For all my fellow bloggers out there, who can relate to the struggle of finding inspiration… I’m sitting on the Washington State Ferry, a love/hate commute for Bainbridge Island locals and I think of all those “funny” things I forgot to write down. So now, shifting on the hideous red vinyl seats while the night crew vacuums and closes off sections for cleaning, the only word than runs through my head is “Blog, blog blog, blog, blog blog blog”. And I am hoping and praying that the juices start flowing. All writing becomes a daily routine, like working out; we gotta continue the pattern, even if it’s moot just to keep our fingers clicking along.
I guess a story worth telling that I honestly was too little to remember accurately but have seen on home videos repeatedly is the relationship I had with my dad. My god, I worshiped the man, I guess I still do but I no longer smell his feet when he asks, just to see his response of laughing so hard he cries while I poke my nose near his big toe and crinkle my face in disgust.
We were living in Australia, and I was enjoying my 6th birthday. We had cake, balloons, obnoxious cone hats – it was glorious. My parents had built me my very own playhouse outside, with a sand floor and a play kitchen. Little did my parents know that building a tin shed playhouse during the beginning of Australia’s summer would result in the ultimate hot lava game of “don’t fucking touch the sides kids”. So it became a communal kitty litter box.
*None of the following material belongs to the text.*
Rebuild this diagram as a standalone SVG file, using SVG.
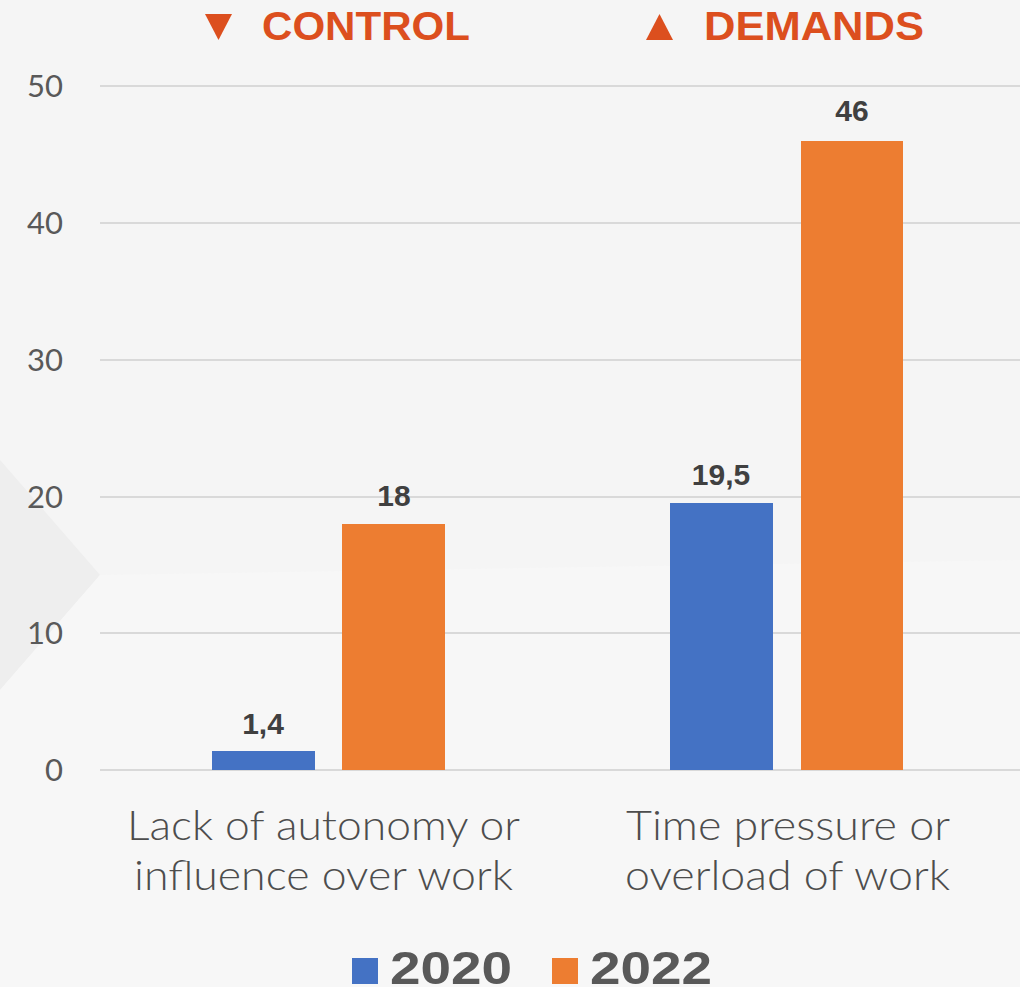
<svg xmlns="http://www.w3.org/2000/svg" width="1020" height="987" viewBox="0 0 1020 987">
<style>
.hdr{font-family:"Liberation Sans",Arial,sans-serif;font-weight:bold;font-size:40px;fill:#DC4F1E}
.tick{font-family:Lato,"Liberation Sans",sans-serif;font-weight:400;font-size:31px;fill:#595959;text-anchor:end}
.cat{font-family:Lato,"Liberation Sans",sans-serif;font-weight:300;font-size:41px;fill:#4d4d4d}
.val{font-family:"Liberation Sans",Arial,sans-serif;font-weight:bold;font-size:30px;fill:#404040;text-anchor:middle}
.leg{font-family:"Liberation Sans",Arial,sans-serif;font-weight:bold;font-size:47px;fill:#595959}
.grid{stroke:#d9d9d9;stroke-width:2}
.b20{fill:#4472C4}
.b22{fill:#ED7D31}
</style>
<rect width="1020" height="987" fill="#f5f5f5"/>
<polygon points="0,460 100,575 0,690" fill="#eeeeee"/>
<polygon points="100,575 1020,560 1020,987 0,987 0,690" fill="#f7f7f7"/>
<g id="header">
<polygon points="205,14 232,14 218.5,40" fill="#DC4F1E"/>
<text class="hdr" x="262" y="40" textLength="208" lengthAdjust="spacingAndGlyphs">CONTROL</text>
<polygon points="646,40 673,40 659.5,14" fill="#DC4F1E"/>
<text class="hdr" x="704" y="40" textLength="220" lengthAdjust="spacingAndGlyphs">DEMANDS</text>
</g>
<g id="axis">
<line class="grid" x1="100" y1="86" x2="1020" y2="86"/>
<line class="grid" x1="100" y1="223" x2="1020" y2="223"/>
<line class="grid" x1="100" y1="360" x2="1020" y2="360"/>
<line class="grid" x1="100" y1="497" x2="1020" y2="497"/>
<line class="grid" x1="100" y1="633" x2="1020" y2="633"/>
<line class="grid" x1="100" y1="770" x2="1020" y2="770"/>
<text class="tick" x="63" y="97">50</text>
<text class="tick" x="63" y="234">40</text>
<text class="tick" x="63" y="371">30</text>
<text class="tick" x="63" y="508">20</text>
<text class="tick" x="63" y="644">10</text>
<text class="tick" x="63" y="781">0</text>
</g>
<g id="bar-control-2020">
<rect class="b20" x="212" y="751" width="103" height="19"/>
<text class="val" x="263" y="734">1,4</text>
</g>
<g id="bar-control-2022">
<rect class="b22" x="342" y="524" width="103" height="246"/>
<text class="val" x="394" y="506">18</text>
</g>
<g id="bar-demands-2020">
<rect class="b20" x="670" y="503" width="103" height="267"/>
<text class="val" x="721" y="485">19,5</text>
</g>
<g id="bar-demands-2022">
<rect class="b22" x="801" y="141" width="102" height="629"/>
<text class="val" x="852" y="121">46</text>
</g>
<g id="categories">
<text class="cat" x="127" y="840" textLength="393" lengthAdjust="spacingAndGlyphs">Lack of autonomy or</text>
<text class="cat" x="134" y="890" textLength="379" lengthAdjust="spacingAndGlyphs">influence over work</text>
<text class="cat" x="626" y="840" textLength="324" lengthAdjust="spacingAndGlyphs">Time pressure or</text>
<text class="cat" x="625" y="890" textLength="325" lengthAdjust="spacingAndGlyphs">overload of work</text>
</g>
<g id="legend">
<rect class="b20" x="352" y="958" width="26" height="26"/>
<text class="leg" x="390" y="984" textLength="122" lengthAdjust="spacingAndGlyphs">2020</text>
<rect class="b22" x="552" y="958" width="26" height="26"/>
<text class="leg" x="590" y="984" textLength="122" lengthAdjust="spacingAndGlyphs">2022</text>
</g>
</svg>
We got by, we had what we needed, and what we didn’t have we would either figure out how to get it at a cheaper cost or say screw it. My dad was suffering from some severe chapped lips, and with Carmex being 5 bucks a stick, he opted for the cheaper version. The result? My dad staring at the camera, flaunting fluorescent pink lips, and begging his parents to send some manly Chapstick. I sat next to my dad and hand him a book my grandparents had given me as a gift, “Good Families Don’t Fart”. I urged him to read it aloud while I tapped off another large piece of cake. My mother, who was the filming guru tried to discretely ask questions about my birthday while capturing my father reading to me about a Canadian family who gets eaten by a fart monster.
“Jane, what are you reading?” I looked up from my cake and fart jokes and stare at my mother with the ultimate double stink eye and ignore her. My dad continues to read about the fart monster eating all the cans of beans in the house. My mother attempts again, “Jane, are you having a good birthday?” I look up at her again, crinkle my nose and make a face only imaginable as an ugly dog’s. Five times I did this to the camera and my mom, and the clincher was right when I finished my six-year-old “fuck off” face, I would look back at my dad and laugh about farts and keep eating cake. What can I say? Don’t come between a daughter and her father while sharing a good laugh about Canadian families being devoured by a fart.